New Zealand weightlifter Laurel Hubbard is set to become the first transgender athlete to compete in the Olympic Games, after she was selected for the national team on Monday.
She will compete in the women’s 87-kilogram category, according to a statement released by the New Zealand Olympic Committee that also announced the four other members of the weightlifting team. Hubbard, 43, qualified for the rescheduled Tokyo Games in May after a rule change, which effectively guaranteed her a spot in the super heavyweight category, Reuters reported at the time. This will be her first time at the Olympic Games — a remarkable comeback after a significant injury in 2018.
“I am grateful and humbled by the kindness and support that has been given to me by so many New Zealanders,” said Hubbard in the statement. “When I broke my arm at the Commonwealth Games three years ago, I was advised that my sporting career had likely reached its end. But your support, your encouragement, and your aroha carried me through the darkness,” she said, using the Indigenous Maori word for “love.” Weightlifting has been a focus in an ongoing heated debate over transgender athletes competing in women’s sports. Dozens of US states are considering legislation that would prevent transgender women and girls from participating in women’s categories, with several that have already enacted sports bans this year.

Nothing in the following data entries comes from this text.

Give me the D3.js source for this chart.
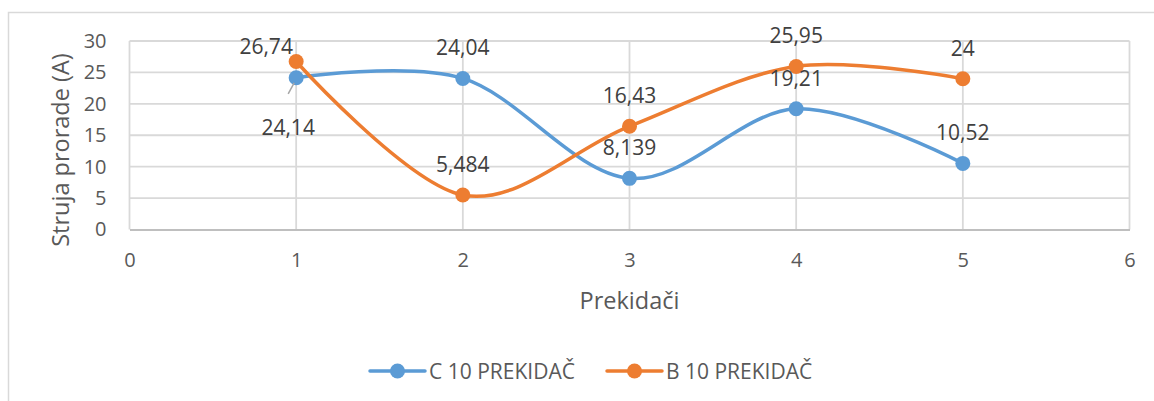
<!DOCTYPE html>
<html>
<head>
<meta charset="utf-8">
<script src="https://cdn.jsdelivr.net/npm/d3@7"></script>
<style>
  html, body { margin: 0; padding: 0; background: #fff; }
  svg { display: block; font-family: "Open Sans", "Noto Sans", sans-serif; }
</style>
</head>
<body>
<svg id="chart" width="1154" height="401"></svg>
<script>
// Switch number on the x axis, trip current (A) on the y axis
const categories = [1, 2, 3, 4, 5];
const seriesC = [24.14, 24.04, 8.139, 19.21, 10.52];
const seriesB = [26.74, 5.484, 16.43, 25.95, 24];
const seriesNames = ["C 10 PREKIDAČ", "B 10 PREKIDAČ"];
const xTickValues = [0, 1, 2, 3, 4, 5, 6];
const yTickValues = [0, 5, 10, 15, 20, 25, 30];
const xTitle = "Prekidači";
const yTitle = "Struja prorade (A)";

const colors = ["#5B9BD5", "#ED7D31"];

const svg = d3.select("#chart");
const W = 1154, H = 401;

// chart frame (right and bottom edges fall outside the canvas)
svg.append("rect")
  .attr("x", 8.5).attr("y", 12.5)
  .attr("width", W + 20).attr("height", H + 20)
  .attr("fill", "#fff").attr("stroke", "#d9d9d9").attr("stroke-width", 1.5);

const plot = { left: 129.5, right: 1129.5, top: 41, bottom: 229.5 };

const x = d3.scaleLinear().domain([0, 6]).range([plot.left, plot.right]);
const y = d3.scaleLinear().domain([0, 30]).range([plot.bottom, plot.top]);

// gridlines
const grid = svg.append("g").attr("stroke", "#d9d9d9").attr("stroke-width", 1.8);
grid.selectAll("line.h").data(yTickValues.filter(v => v > 0)).join("line")
  .attr("x1", plot.left).attr("x2", plot.right)
  .attr("y1", d => y(d)).attr("y2", d => y(d));
grid.selectAll("line.v").data(xTickValues).join("line")
  .attr("y1", plot.top).attr("y2", plot.bottom)
  .attr("x1", d => x(d)).attr("x2", d => x(d));

// axes
const yAxis = svg.append("g")
  .attr("transform", `translate(${plot.left},0)`)
  .call(d3.axisLeft(y).tickValues(yTickValues).tickFormat(d3.format("d")).tickSize(0).tickPadding(23));
yAxis.select(".domain").remove();

const xAxis = svg.append("g")
  .attr("transform", `translate(0,${plot.bottom})`)
  .call(d3.axisBottom(x).tickValues(xTickValues).tickFormat(d3.format("d")).tickSize(0).tickPadding(23));
xAxis.select(".domain").attr("stroke", "#bfbfbf").attr("stroke-width", 2);

svg.selectAll(".tick text")
  .attr("font-size", 20).attr("fill", "#595959")
  .attr("font-family", '"Open Sans", "Noto Sans", sans-serif');

// axis titles
svg.append("text")
  .attr("x", (plot.left + plot.right) / 2).attr("y", 300)
  .attr("text-anchor", "middle").attr("dominant-baseline", "central")
  .attr("font-size", 23.5).attr("fill", "#595959")
  .text(xTitle);

svg.append("text")
  .attr("transform", `translate(60,150) rotate(-90)`)
  .attr("text-anchor", "middle").attr("dominant-baseline", "central")
  .attr("font-size", 23.5).attr("fill", "#595959")
  .text(yTitle);

// smoothed lines with markers
const series = [seriesC, seriesB];
const line = d3.line()
  .x((d, i) => x(categories[i]))
  .y(d => y(d))
  .curve(d3.curveCatmullRom.alpha(0));

series.forEach((vals, s) => {
  svg.append("path")
    .datum(vals)
    .attr("d", line)
    .attr("fill", "none")
    .attr("stroke", colors[s])
    .attr("stroke-width", 3.5)
    .attr("stroke-linecap", "round");
});

series.forEach((vals, s) => {
  svg.append("g").selectAll("circle").data(vals).join("circle")
    .attr("cx", (d, i) => x(categories[i]))
    .attr("cy", d => y(d))
    .attr("r", 7.5)
    .attr("fill", colors[s]);
});

// value labels: centred above each point, with two moved aside
const fmt = v => String(v).replace(".", ",");
const labelShift = {
  "0-0": { dx: -8, dy: 49, leader: true },
  "1-0": { dx: -30, dy: -15 }
};

series.forEach((vals, s) => {
  vals.forEach((v, i) => {
    const px = x(categories[i]), py = y(v);
    const sh = labelShift[`${s}-${i}`] || { dx: 0, dy: -31 };
    if (sh.leader) {
      svg.append("line")
        .attr("x1", px - 8).attr("y1", py + 16)
        .attr("x2", px - 2).attr("y2", py + 5)
        .attr("stroke", "#a6a6a6").attr("stroke-width", 1.5);
    }
    svg.append("text")
      .attr("x", px + sh.dx).attr("y", py + sh.dy)
      .attr("text-anchor", "middle").attr("dominant-baseline", "central")
      .attr("font-size", 21).attr("fill", "#404040")
      .text(fmt(v));
  });
});

// legend
const legendItems = [
  { name: seriesNames[0], color: colors[0], x0: 370 },
  { name: seriesNames[1], color: colors[1], x0: 607 }
];
const legendY = 371;
const lg = svg.append("g");
legendItems.forEach(it => {
  lg.append("line")
    .attr("x1", it.x0).attr("x2", it.x0 + 55)
    .attr("y1", legendY).attr("y2", legendY)
    .attr("stroke", it.color).attr("stroke-width", 3.5).attr("stroke-linecap", "round");
  lg.append("circle")
    .attr("cx", it.x0 + 27.5).attr("cy", legendY).attr("r", 7.5).attr("fill", it.color);
  lg.append("text")
    .attr("x", it.x0 + 59).attr("y", legendY)
    .attr("dominant-baseline", "central")
    .attr("font-size", 21).attr("fill", "#595959")
    .text(it.name);
});
</script>
</body>
</html>
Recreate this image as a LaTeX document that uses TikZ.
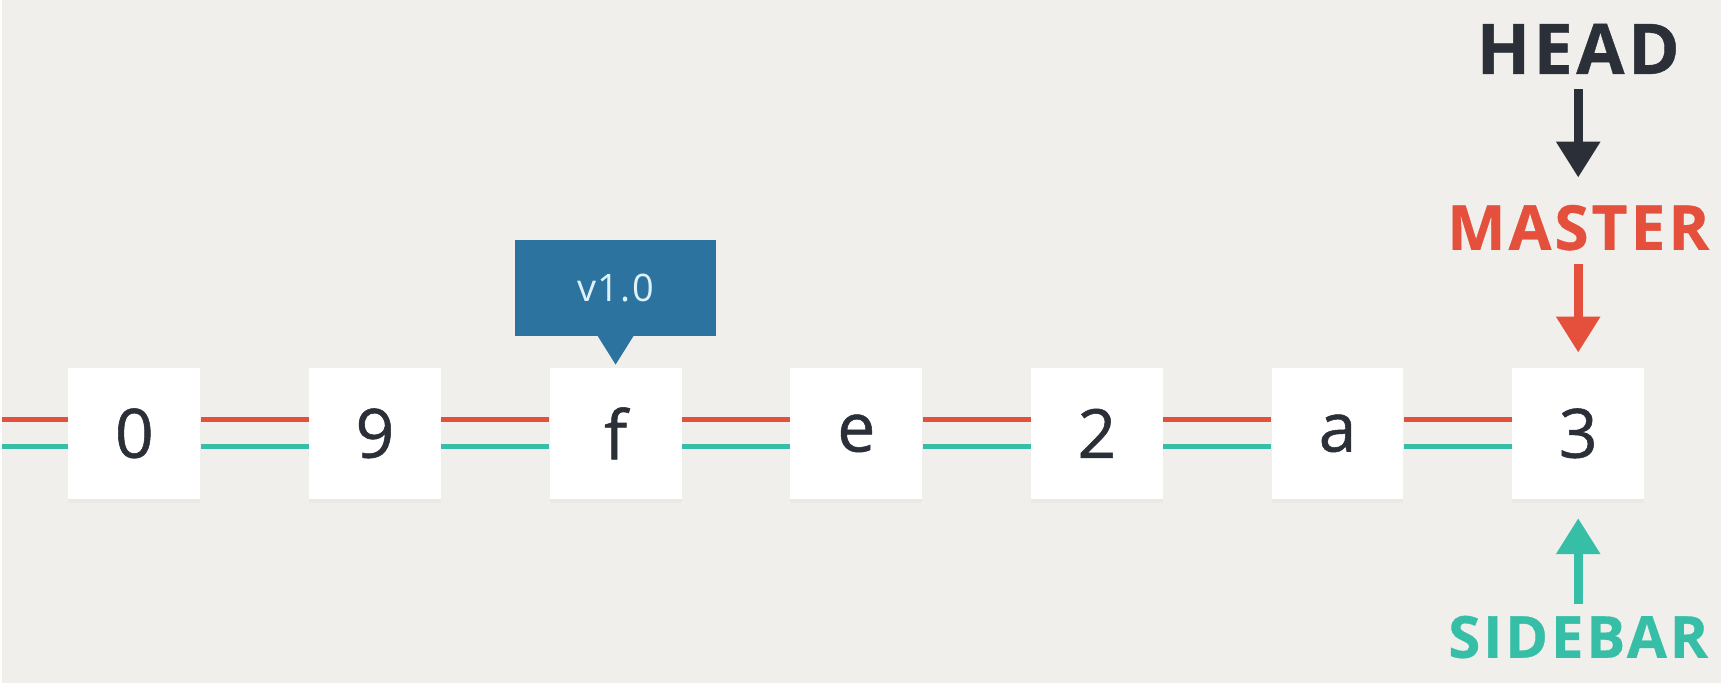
\documentclass[tikz,border=0pt]{standalone}
\usepackage{fontspec}
\setmainfont{Open Sans}
\newfontfamily\spaced[LetterSpace=5,FakeBold=0.6]{Open Sans}
\newfontfamily\tagfont[LetterSpace=4]{Open Sans}
\newfontfamily\commitfont[FakeBold=0.8]{Open Sans}
\usetikzlibrary{arrows.meta,shadows}
\definecolor{bgcol}{HTML}{F0EFEB}
\definecolor{mred}{HTML}{E4503B}
\definecolor{steal}{HTML}{36BFA6}
\definecolor{hdark}{HTML}{2B3038}
\definecolor{tagblue}{HTML}{2C73A0}
\definecolor{tagtext}{HTML}{DDF3FA}

\begin{document}
\begin{tikzpicture}[x=0.5pt,y=-0.5pt,
    commit/.style={fill=white,minimum width=66pt,minimum height=65.5pt,inner sep=0pt,
      text=hdark,font=\commitfont\fontsize{34}{34}\selectfont,
      drop shadow={shadow xshift=0pt,shadow yshift=-2pt,opacity=0.05}},
    ref/.style={inner sep=0pt},
    redline/.style={mred,line width=2.5pt},
    tealline/.style={steal,line width=2.5pt},
    pointer/.style={line width=4.5pt,-{Triangle[width=21pt,length=18pt]}}]
        \fill[bgcol] (0,0) rectangle (1721,684);

        \coordinate (start) at (0,434);
        \node[commit] (c0) at (132,434) {0};
        \node[commit] (c1) at (373,434) {9};
        \node[commit] (c2) at (614,434) {f};
        \node[commit] (c3) at (855,434) {e};
        \node[commit] (c4) at (1096,434) {2};
        \node[commit] (c5) at (1337,434) {a};
        \node[commit] (c6) at (1578,434) {3};

        \foreach \a/\b in {start/c0,c0/c1,c1/c2,c2/c3,c3/c4,c4/c5,c5/c6} {
          \draw[redline] ([yshift=7pt]\a.east) -- ([yshift=7pt]\b.west);
          \draw[tealline] ([yshift=-6.5pt]\a.east) -- ([yshift=-6.5pt]\b.west);
        }

        % tag
        \node[fill=tagblue,minimum width=101pt,minimum height=48pt,text=tagtext,
          font=\tagfont\fontsize{19}{19}\selectfont] (tag) at (614,288) {v1.0};
        \fill[tagblue] ([xshift=-9pt]tag.south) -- ([xshift=9pt]tag.south)
          -- ([yshift=1.5pt]c2.north) -- cycle;

        % refs
        \node[ref,text=hdark,font=\spaced\bfseries\fontsize{35}{35}\selectfont] (head) at (1578,49) {HEAD};
        \node[ref,text=mred,font=\spaced\bfseries\fontsize{31}{31}\selectfont] (master) at (1578,228) {MASTER};
        \node[ref,text=steal,font=\spaced\bfseries\fontsize{29}{29}\selectfont] (sidebar) at (1578,638) {SIDEBAR};

        \draw[pointer,hdark,shorten <=7.5pt,shorten >=13.5pt] (head.south) -- (master.north);
        \draw[pointer,mred,shorten <=6.5pt,shorten >=7.5pt] (master.south) -- (c6.north);
        \draw[pointer,steal,shorten <=5.5pt,shorten >=9.5pt] (sidebar.north) -- (c6.south);
\end{tikzpicture}
\end{document}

Hubbard’s participation in women’s categories has drawn controversy before — in 2018, Australia’s weightlifting federation sought to block her from competing at the Commonwealth Games on the Gold Coast, but organizers rejected the move. And in May, after Hubbard successfully qualified, Belgian weightlifter Anna Vanbellinghen told an Olympics news website the situation was “unfair” and “like a bad joke.” Hubbard competed in men’s weightlifting competitions before transitioning in 2013. She has been eligible to compete in the Olympics since 2015, when the IOC issued new guidelines allowing any transgender athlete to compete as a woman provided their testosterone levels are below 10 nanomoles per liter for at least 12 months before their first competition, according to Reuters.